Ok, so maybe I overreacted with my agent a little. He says he will keep a maximum of two beers for the day if I come over. So I did and we all had fun again but I couldn't stay long. I don't know what I was freaking out about. I just get so afraid everybody will leave me and I know it's completely irrational but I still can't stop being scared and I hate myself for it.

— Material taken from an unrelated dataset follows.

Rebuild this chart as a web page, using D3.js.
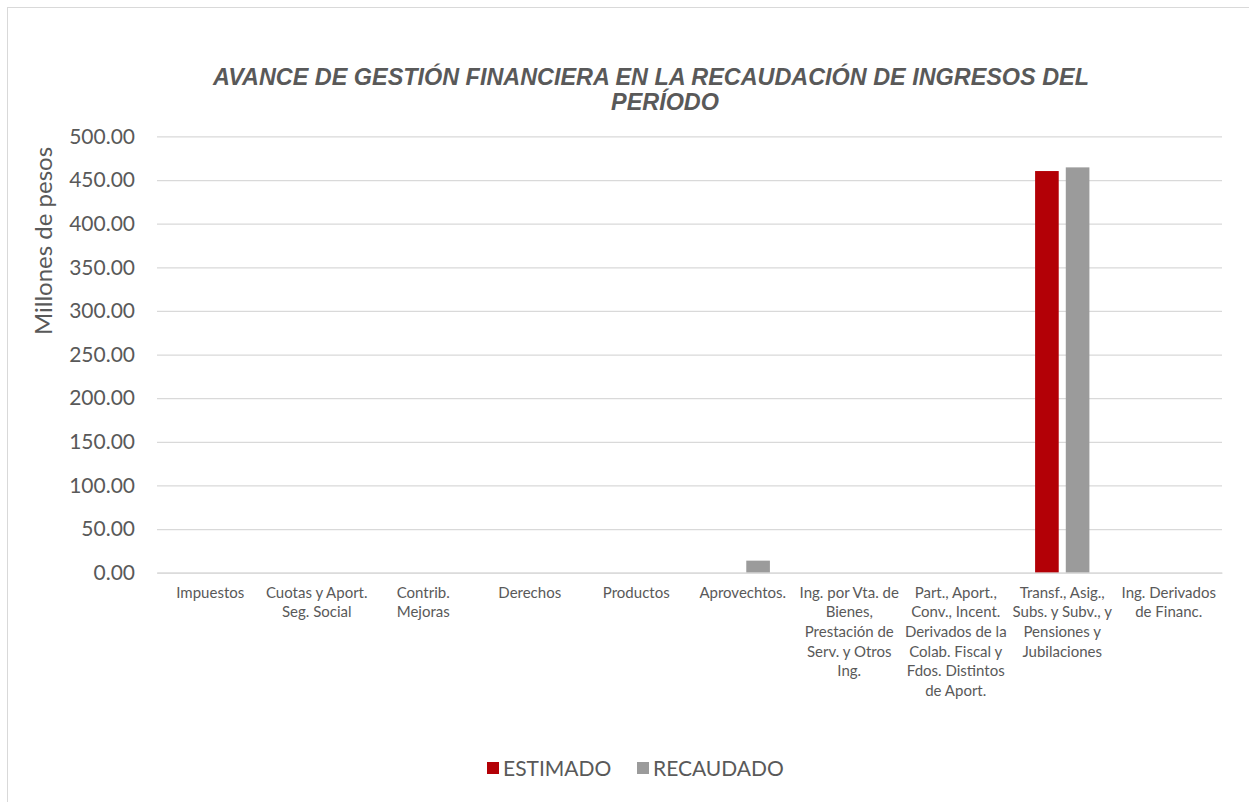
<!DOCTYPE html>
<html>
<head>
<meta charset="utf-8">
<script src="https://cdn.jsdelivr.net/npm/d3@7"></script>
<style>
  body { margin: 0; background: #fff; }
  svg { display: block; }
</style>
</head>
<body>
<svg id="chart" width="1249" height="802"></svg>
<script>
// categories (full names) and the wrapped tick labels as shown on the x axis
const categories = [
  "Impuestos", "Cuotas y Aport. Seg. Social", "Contrib. Mejoras", "Derechos", "Productos",
  "Aprovechtos.", "Ing. por Vta. de Bienes, Prestación de Serv. y Otros Ing.",
  "Part., Aport., Conv., Incent. Derivados de la Colab. Fiscal y Fdos. Distintos de Aport.",
  "Transf., Asig., Subs. y Subv., y Pensiones y Jubilaciones", "Ing. Derivados de Financ."
];
const tickLines = [
  ["Impuestos"],
  ["Cuotas y Aport.", "Seg. Social"],
  ["Contrib.", "Mejoras"],
  ["Derechos"],
  ["Productos"],
  ["Aprovechtos."],
  ["Ing. por Vta. de", "Bienes,", "Prestación de", "Serv. y Otros", "Ing."],
  ["Part., Aport.,", "Conv., Incent.", "Derivados de la", "Colab. Fiscal y", "Fdos. Distintos", "de Aport."],
  ["Transf., Asig.,", "Subs. y Subv., y", "Pensiones y", "Jubilaciones"],
  ["Ing. Derivados", "de Financ."]
];
const seriesNames = ["ESTIMADO", "RECAUDADO"];
const estimado  = [0, 0, 0, 0, 0, 0, 0, 0, 460.3, 0];
const recaudado = [0, 0, 0, 0, 0, 13.8, 0, 0, 464.5, 0];
const yTicks = [0, 50, 100, 150, 200, 250, 300, 350, 400, 450, 500];
const colors = ["#b30006", "#9b9b9b"];

const svg = d3.select('#chart');
const textColor = '#595959';
const bodyFont = 'Lato, "Open Sans", sans-serif';

// chart border
svg.append('rect')
  .attr('x', 7.5).attr('y', 7.5)
  .attr('width', 1260).attr('height', 820)
  .attr('fill', 'none').attr('stroke', '#d9d9d9');

const plot = { left: 157, right: 1222, top: 136.4, bottom: 572.7 };

const x0 = d3.scaleBand()
  .domain(categories)
  .range([plot.left, plot.right])
  .paddingInner(0.49)
  .paddingOuter(0.245);

const x1 = d3.scaleBand()
  .domain(seriesNames)
  .range([0, x0.bandwidth()])
  .paddingInner(0.23);

const y = d3.scaleLinear()
  .domain([0, 500])
  .range([plot.bottom, plot.top]);

// gridlines + y labels
const yAxis = svg.append('g')
  .attr('transform', `translate(${plot.left},0)`)
  .call(d3.axisLeft(y).tickValues(yTicks).tickFormat(d3.format('.2f'))
    .tickSize(-(plot.right - plot.left)).tickPadding(22));
yAxis.select('.domain').remove();
yAxis.selectAll('.tick line').attr('stroke', '#d9d9d9').attr('stroke-width', 1.3);
yAxis.selectAll('.tick text')
  .attr('fill', textColor)
  .style('font-family', bodyFont)
  .style('font-size', '21px');

// bars
const rows = categories.map((c, i) => ({ cat: c, vals: [estimado[i], recaudado[i]] }));
const groups = svg.append('g').selectAll('g')
  .data(rows)
  .join('g')
  .attr('transform', (d) => `translate(${x0(d.cat)},0)`);

groups.selectAll('rect')
  .data((d) => d.vals.map((v, k) => ({ s: seriesNames[k], v: v, k: k })).filter((e) => e.v > 0))
  .join('rect')
  .attr('x', (d) => x1(d.s))
  .attr('y', (d) => y(d.v))
  .attr('width', x1.bandwidth())
  .attr('height', (d) => y(0) - y(d.v))
  .attr('fill', (d) => colors[d.k]);

// x axis line and tick labels
const xAxis = svg.append('g')
  .attr('transform', `translate(0,${plot.bottom})`)
  .call(d3.axisBottom(x0).tickSize(0).tickFormat(''));
xAxis.select('.domain').attr('stroke', '#d9d9d9').attr('stroke-width', 1.3);

const labels = svg.append('g')
  .selectAll('text')
  .data(categories)
  .join('text')
  .attr('x', (d) => x0(d) + x0.bandwidth() / 2)
  .attr('y', plot.bottom + 25)
  .attr('text-anchor', 'middle')
  .attr('fill', textColor)
  .style('font-family', bodyFont)
  .style('font-size', '15px');
labels.selectAll('tspan')
  .data((d, i) => tickLines[i])
  .join('tspan')
  .attr('x', function () { return d3.select(this.parentNode).attr('x'); })
  .attr('dy', (d, j) => (j === 0 ? 0 : 19.6))
  .text((d) => d);

// title
const title = svg.append('text')
  .attr('fill', textColor)
  .attr('text-anchor', 'middle')
  .style('font-family', '"Liberation Sans", Arial, sans-serif')
  .style('font-size', '23.4px')
  .style('font-weight', 'bold')
  .style('font-style', 'italic');
title.append('tspan').attr('x', 651).attr('y', 85)
  .text('AVANCE DE GESTIÓN FINANCIERA EN LA RECAUDACIÓN DE INGRESOS DEL');
title.append('tspan').attr('x', 665).attr('y', 110).text('PERÍODO');

// y axis title
svg.append('text')
  .attr('transform', 'translate(52,241) rotate(-90)')
  .attr('text-anchor', 'middle')
  .attr('fill', textColor)
  .style('font-family', bodyFont)
  .style('font-size', '24px')
  .text('Millones de pesos');

// legend
const legend = svg.append('g').attr('transform', 'translate(487,768)');
const legX = [0, 150];
seriesNames.forEach((s, k) => {
  const g = legend.append('g').attr('transform', `translate(${legX[k]},0)`);
  g.append('rect').attr('x', 0).attr('y', -6).attr('width', 12).attr('height', 12).attr('fill', colors[k]);
  g.append('text').attr('x', 16).attr('y', 7.5)
    .attr('fill', textColor)
    .style('font-family', bodyFont)
    .style('font-size', '21px')
    .text(s);
});
</script>
</body>
</html>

Then I got upset and almost had an episode again over a bird. My neighbour's cat (I call her Frank but they call her Kittie. Kittie?!) came over to visit me as she often does because she's such a people cat. We played with string and eventually stopped. And then I saw out the window that she was playing again but with something else. It was a poor bird and she was tossing it around and biting its head, killing it so slowly. For a little while I was so shocked at the bird's suffering I didn't know what to do. Then I picked it up with a plastic bag, found it wasn't flapping around but shaking slightly. I did everything I was supposed to do. I put it in a box with the cover loosely sitting on it so the bird calms down. I called a bird sanctuary and was preparing to drive all the way to Hudson because it would need antibiotics at least. But it died. At first it looked like it was just staring off into the distance and then its eyelids drooped and it looked like it was peacefully sleeping. Death is quite peaceful in a way. I was ok for a bit but finally I couldn't help it. I was so strongly reminded of how my mother died right in front of my eyes. She looked like she was just sleeping but then the monitors started going off and so on. After doctors tried to revive her, that was it. She would never open her eyes again. So quick and quiet. I couldn't believe that that was it at first. What just happened? She isn't moving, responding to touch at all now. I'm just blathering on here. Anyways, it's like my memories got triggered by the death of the bird and they were extremely painfully haunting me. Forcing me to relive the emotions. Driving me nuts. Arg.
I am ok now. Just ok. I'm not doing much. Just smoking really. And trying to finish things on my list. Keep painting. May work on my song now.